THE WRITER’S LIFE
A question asked of me recently on Quora was, Do you have any tips on how to write fight scenes? Not wishing to be anyone’s pro bono ghostwriter, I related to the question in the same way it was posed to me: personally…
Just as there are a finite number of plots but near-infinite stories, there are countless fight scenarios. Assuming a physical fight, and not the kind of mental torment which can play in the mind forever, then it comes down to genre.
‘Show, don’t tell’ is most writers’ rule, each has their own style, and you’ll get a different answer from every author you ask. Experiment, play, throw away, and you’ll find something which works for you.
There’s a part of the writer in every story, whether it be a personality trait in a character, or a location from the fringe of memory. I write mainly science fiction, horror and surrealism, but whether one of those or something completely different (I write children’s stories too), I’ll always put myself in a story. If I was writing a fight scene, I’d place myself in one or more of the characters – probably writing in first person – so I’m in the thick of the action, either beating someone up or getting laid out myself.
Us writers we have only words, so the imagery is in our readers’ minds rather than on-screen, but we can engage all of the senses nonetheless.
Avoid cliches (we know blood is blood red), and think yourself into the scene: The way someone’s face contorts when you punch them in the jaw; and on the other end, a splitting sound, like a wishbone being pulled as a mallet hits you in the face. There’s a sharp, searing headache as your brain bounces around your skull and you fall, grateful as the concrete floor turns out the lights. You wake with a mouth full of gravel, and spit jagged pearls, marbled red like tiny scoops of raspberry ripple ice cream, and you smell iron, like the barbells at the gym, as blood congeals in your nose. As you tend your wounds in the mirror, you plot revenge.
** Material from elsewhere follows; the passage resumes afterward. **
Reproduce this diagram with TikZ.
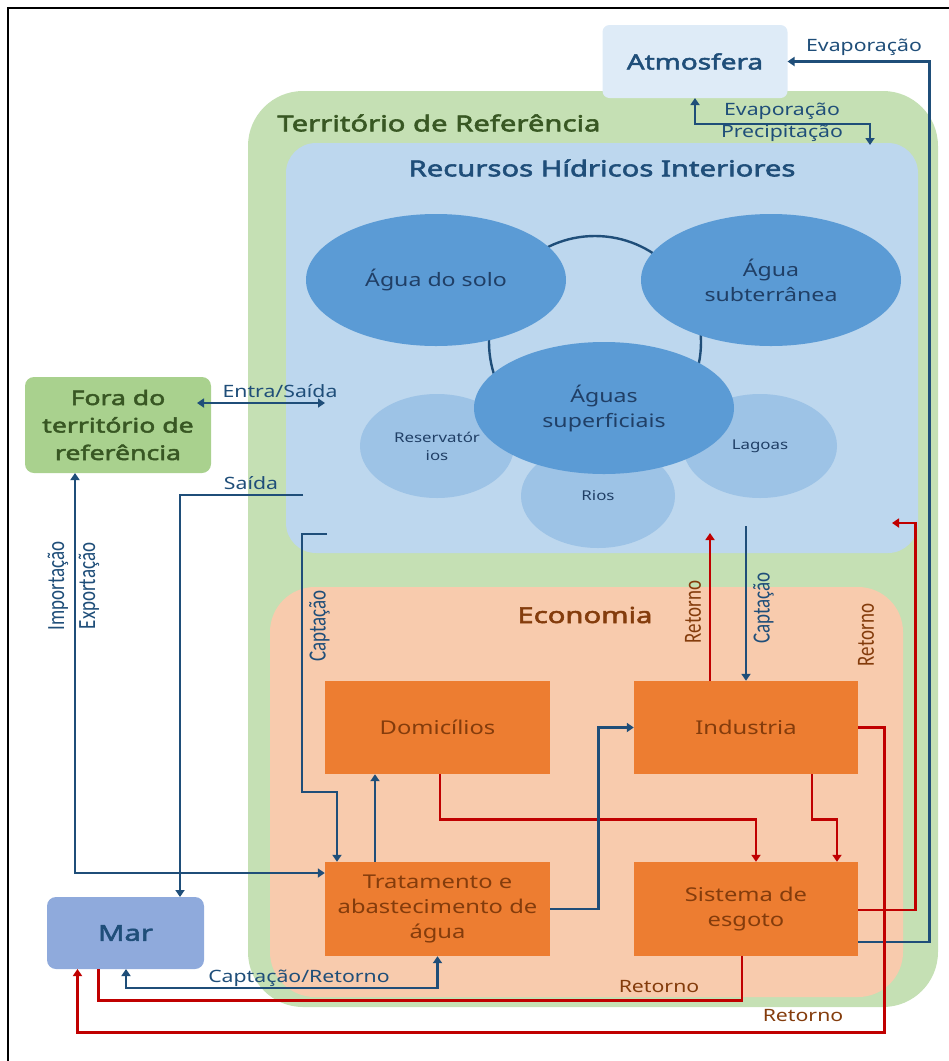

Fight scenes are situations you need to have been in to tell the story convincingly. Some things in real life become impossible to relate, so the fight is in the words as they’re written on the page. It’s why I use a typewriter: the physical impact of metal platen onto pristine paper leaves not just a mark, not only words in ink like a tattoo, but an impression, and a much deeper scar.
If the battlefield is the kind of mental torment which can play in the mind forever, then this was a parable of the internal conflict I face every day in my head. That’s why I write, experiment, play and throw away: Writing as therapy.
Dialogue can help, and sometimes talking to yourself can be as useful as fighting your alter ego. The first rule of fight club in writing, is there are no rules.